For $p_\theta$, the input ($\h_1$) first 3 feature maps correspond to the R, G, B channels of the masked image (the middle 32 x 32 is filed with $0$s). The fourth channel is comprised entirely of $1$s except for the middle 32 x 32 region.

For $l = 2,\dots,L$

$$\h_{l} = g_l(\h_{l-1})$$

Then,

$$\condprob{q}{\phi}{\z_l}{\xinner, \xouter} = \mathcal{N}\left(\mu_l(\h_l),(\sigma_l(\h_l))^2I\right),$$

where $\h_l$ is a hidden layer of the convolutional network, using both $\xinner$ and $\xouter$ (the full image) as input.

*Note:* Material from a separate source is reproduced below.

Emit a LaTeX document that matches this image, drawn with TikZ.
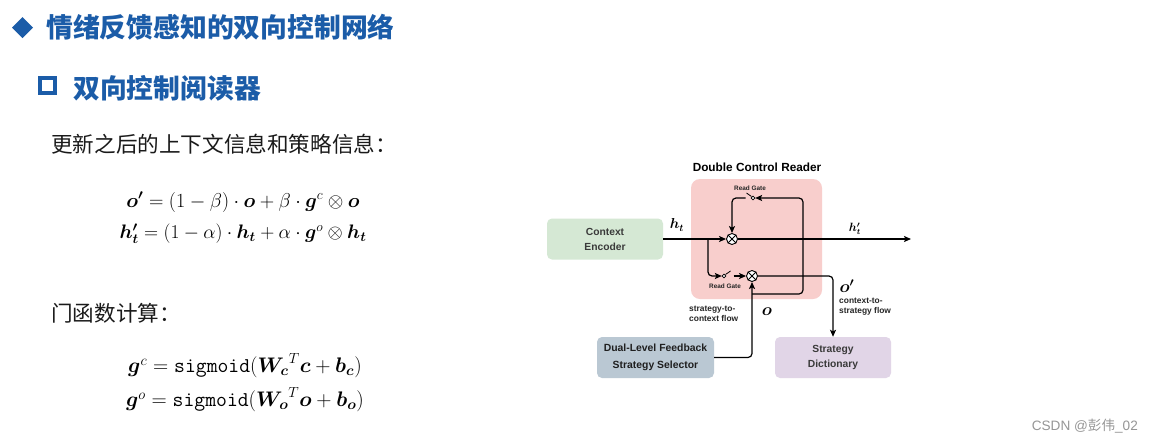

On the generative model side of things, the approach is similar to the decoder in an encoder-decoder model. However, in each upsampling-convolution step, there are outputs $\mu_{L+l}(\h_{L+l})$ and $\sigma_{L+l}(\h_{L+l})$. So for $l = L,\dots,2L$

$$\begin{align*}

\h_{l} &= f_l(\h_{l-1}, \z_{l-1}), \

\condprob{p}{\theta}{\z_l}{\z_{l-1},\dots,\z_L, \xouter} &= \mathcal{N}\left(\mu_l(\h_l),(\sigma_l(\h_l))^2I\right),

\end{align*}$$

this parameterisation results in $p_\theta$ being dependent on all previous layers of latent variables because each latent variable is dependent on $\h_{l-1}$.